▶ _PROBLEM TO SOLVE_:
Take the material below and retype it in full; pictures are left out.

▶ _DATA PROVIDED_:
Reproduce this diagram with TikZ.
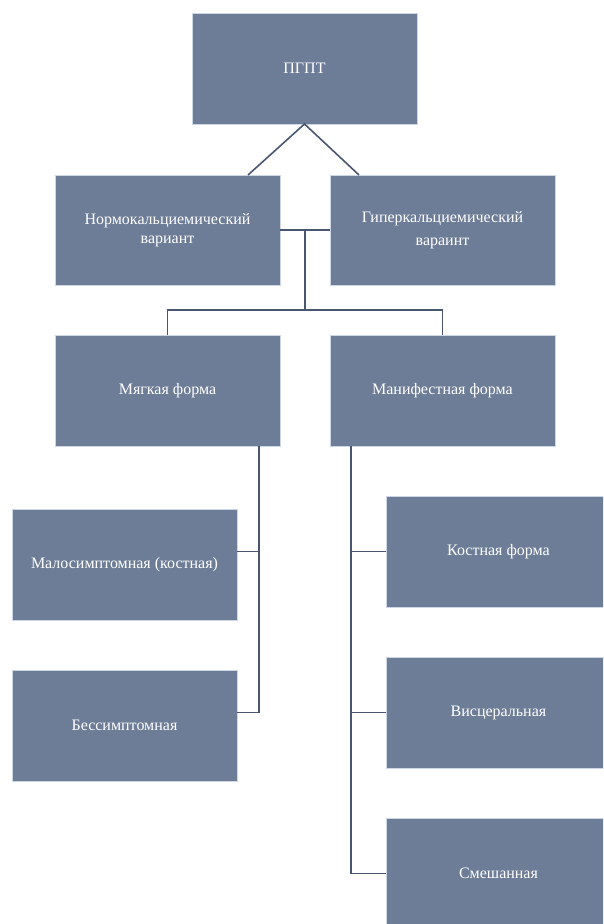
\documentclass[tikz,border=0pt]{standalone}
\usepackage{fontspec}
\setmainfont{Liberation Serif}
\usepackage{tikz}
\usetikzlibrary{positioning,calc}
\definecolor{boxfill}{RGB}{109,125,151}
\definecolor{boxedge}{RGB}{205,214,228}
\definecolor{lnc}{RGB}{72,86,112}
\tikzset{
  bx/.style={rectangle,draw=boxedge,line width=0.6pt,fill=boxfill,minimum width=225pt,minimum height=111pt,inner sep=0pt,outer sep=0pt,align=center,text=white,font=\fontsize{16}{18.5}\selectfont},
  ln/.style={draw=lnc,line width=1.6pt},
}
\begin{document}
\begin{tikzpicture}[x=1pt,y=1pt,node distance=50pt]
  \path[use as bounding box,clip] (0,0) rectangle (603,-924);
  \node[bx] (pgpt) at (304.5,-68.5) {ПГПТ};
  \node[bx,minimum height=110pt] (normo) at (167.5,-230) {Нормокальциемический\\вариант};
  \node[bx,minimum height=110pt,right=of normo] (giper) {Гиперкальциемический\\[4pt]вараинт};
  \node[bx,below=of normo] (soft) {Мягкая форма};
  \node[bx,right=of soft] (manif) {Манифестная форма};
  \node[bx] (malo) at (124.5,-564.5) {Малосимптомная (костная)};
  \node[bx,below=of malo] (bess) {Бессимптомная};
  \node[bx] (kost) at (498.5,-551.5) {Костная форма};
  \node[bx,below=of kost] (visc) {Висцеральная};
  \node[bx,below=of visc] (smesh) {Смешанная};
  \coordinate (nl) at ($(normo.north east)+(-32,0)$);
  \coordinate (gl) at ($(giper.north west)+(29,0)$);
  \draw[ln] (nl) -- (pgpt.south) -- (gl);
  \draw[ln] (normo.east) -- (giper.west);
  \coordinate (mid) at ($(normo.east)!0.5!(giper.west)$);
  \coordinate (tee) at ($(soft.north)+(0,25)$);
  \draw[ln] (mid) -- (mid |- tee);
  \draw[ln] (soft.north) -- (tee) -| (manif.north);
  \coordinate (sv) at ($(soft.south east)+(-21,0)$);
  \draw[ln] (sv) -- (sv |- visc.west) -- (bess.east |- visc.west);
  \draw[ln] (sv |- kost.west) -- (malo.east |- kost.west);
  \coordinate (mv) at ($(manif.south west)+(21,0)$);
  \draw[ln] (mv) -- (mv |- smesh.west) -- (smesh.west);
  \draw[ln] (mv |- kost.west) -- (kost.west);
  \draw[ln] (mv |- visc.west) -- (visc.west);
\end{tikzpicture}
\end{document}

▶ _ANSWER TO THE TASK_:
Reproduce this diagram with TikZ.
\documentclass[tikz,border=0pt]{standalone}
\usepackage{fontspec}
\setmainfont{Liberation Serif}
\usepackage{tikz}
\usetikzlibrary{positioning,calc}
\definecolor{boxfill}{RGB}{109,125,151}
\definecolor{boxedge}{RGB}{205,214,228}
\definecolor{lnc}{RGB}{72,86,112}
\tikzset{
  bx/.style={rectangle,draw=boxedge,line width=0.6pt,fill=boxfill,minimum width=225pt,minimum height=111pt,inner sep=0pt,outer sep=0pt,align=center,text=white,font=\fontsize{16}{18.5}\selectfont},
  ln/.style={draw=lnc,line width=1.6pt},
}
\begin{document}
\begin{tikzpicture}[x=1pt,y=1pt,node distance=50pt]
  \path[use as bounding box,clip] (0,0) rectangle (603,-924);
  \node[bx] (pgpt) at (304.5,-68.5) {ПГПТ};
  \node[bx,minimum height=110pt] (normo) at (167.5,-230) {Нормокальциемический\\вариант};
  \node[bx,minimum height=110pt,right=of normo] (giper) {Гиперкальциемический\\[4pt]вараинт};
  \node[bx,below=of normo] (soft) {Мягкая форма};
  \node[bx,right=of soft] (manif) {Манифестная форма};
  \node[bx] (malo) at (124.5,-564.5) {Малосимптомная (костная)};
  \node[bx,below=of malo] (bess) {Бессимптомная};
  \node[bx] (kost) at (498.5,-551.5) {Костная форма};
  \node[bx,below=of kost] (visc) {Висцеральная};
  \node[bx,below=of visc] (smesh) {Смешанная};
  \coordinate (nl) at ($(normo.north east)+(-32,0)$);
  \coordinate (gl) at ($(giper.north west)+(29,0)$);
  \draw[ln] (nl) -- (pgpt.south) -- (gl);
  \draw[ln] (normo.east) -- (giper.west);
  \coordinate (mid) at ($(normo.east)!0.5!(giper.west)$);
  \coordinate (tee) at ($(soft.north)+(0,25)$);
  \draw[ln] (mid) -- (mid |- tee);
  \draw[ln] (soft.north) -- (tee) -| (manif.north);
  \coordinate (sv) at ($(soft.south east)+(-21,0)$);
  \draw[ln] (sv) -- (sv |- visc.west) -- (bess.east |- visc.west);
  \draw[ln] (sv |- kost.west) -- (malo.east |- kost.west);
  \coordinate (mv) at ($(manif.south west)+(21,0)$);
  \draw[ln] (mv) -- (mv |- smesh.west) -- (smesh.west);
  \draw[ln] (mv |- kost.west) -- (kost.west);
  \draw[ln] (mv |- visc.west) -- (visc.west);
\end{tikzpicture}
\end{document}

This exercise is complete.